> I have just started a rigid training regimen for my swimming with the
> triathlon club here at the U. of Kansas. The reason for me doing so was
> that I enjoyed swimming a lot and went to the pool often, but just lacked
> some discipline to really give myself a good workout. I usually only
> swam 25-30 minutes and 750-1250 yards.
> Last night was my first workout with the club, I swam about 2100 yards over
> close to an hour period. Aerobically, I handled it pretty well, but I
> experienced some major leg cramps in my feet and calves close to the end of
> the workout.
> I assume that if I continue these workouts, my experiences with cramps should
> diminish as I get stronger, but I was just wondering if there's anything I
> can do ahead of time with my diet or stretching to help prevent the cramps,
> and a good way to deal with them in the pool once I get them. 12 hours later,
> my legs are still a little sore in the shins. Should I just take a pain
> reliever and tolerate it?
> Thanks for any suggestions.
I have been trying to post a reply for a while. A reluctant mainframe has not
allowed me to do so, so far.
Shan, it sounds like you are suffering from exactly what used to be a very big
problem for me. I used to get severe arch cramps in both feet, especially
While the suggestions on dehydration and the like are good, I believe the
problem lies in excessive pointing of toes. Are your feet floppy and relaxed
and laying flat so that they do not drag in the water? That is, are the tops
of your feet parallel to the water surface, or pointing straight down?
What is happening is that you are HOLDING your feet in a pointed position.
While the pointing is correct, the holding is not (IMHO). You need to stretch
your SHIN muscles carefully, relax your feet when kicking, and perhaps work on
your positioning in the water.
I will expand a bit, but there is quite a bit to this.
Stretching - your shins pull your toes toward the front of your leg. If this
muscles is tight, the foot will stay bent, and cause drag when swimming. I
feel running and cycling tighten this muscle up. Anyway, there are two ways to
stretch this guy out. First, kick with fins. I use Zoomers now, and kick
about 300-900 yds per workout. Build distance slowly, and ramp up about 100
yds or so per workout per week. Fins put a lot of load on the shin muscles,
and if they are tight you can suffer what I did (swimmer's shin splints, for
lack of a better term). The action of the fin and water will stretch those
babies out. Second, use a swimmer's shin stretch. Kneel down, with your knees
bent so that you lower leg is bent underneath the upper leg. The top of your
foot all the way to your knee should be on the ground. That is, your hamstring
should be against your calf. Your foot will probably not lie flat, and you'll
feel the tightness. Use your hands to support your weight, and gradually allow
your weight to press down and stretch the shin. Doing this on a pad helps.
Relax - kick in the air sitting down or whereever, and keep your foot loose.

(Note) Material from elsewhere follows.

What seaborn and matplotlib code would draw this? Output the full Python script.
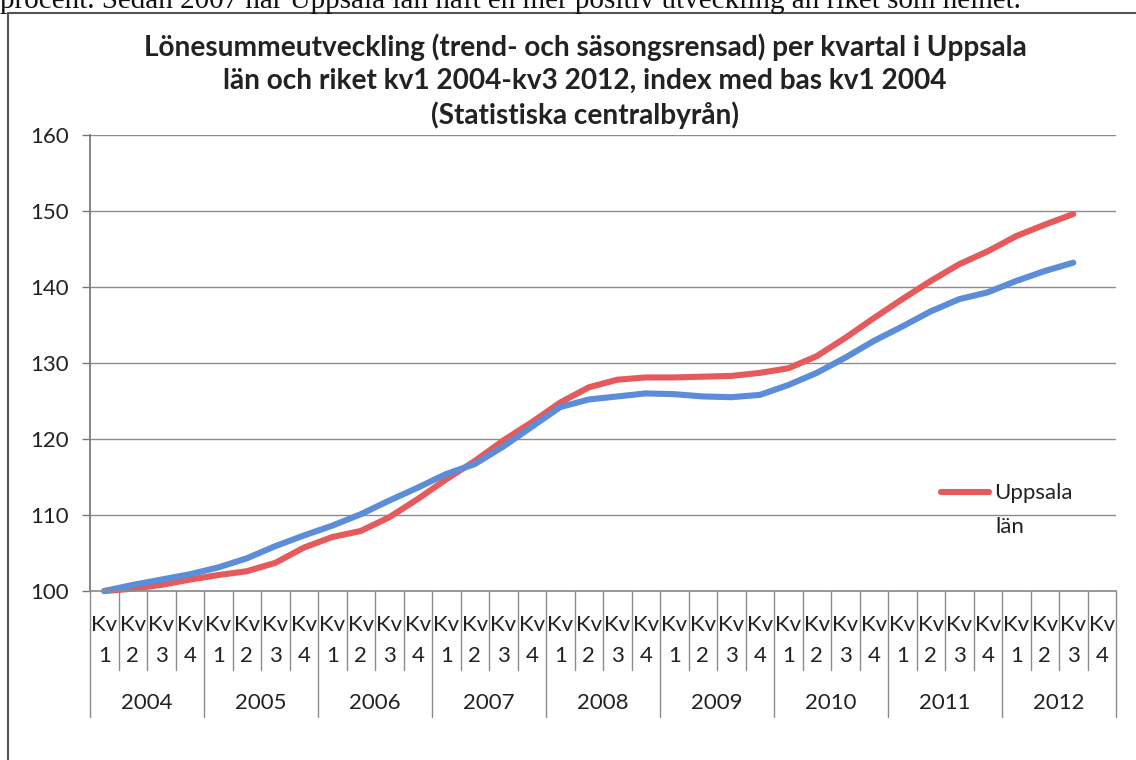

It should flop around freely. This is what it should do in the water, just
like a flipper. A well stretched and relaxed foot will act like a flipper,
providing lift and propulsion, etc. Keep it tight, and the cramps will follow.
Positioning - you may not be well positioned in the water, and are kicking
extra to compensate. Make sure your hips do not waddle side to side, and that
your body is streamlined in the water. Your swim group should be able to help
with this better than I can with e-mail.
I have had all of these "swimmers woes", and by a bit of research found these
things to help me. Hope they help you as well.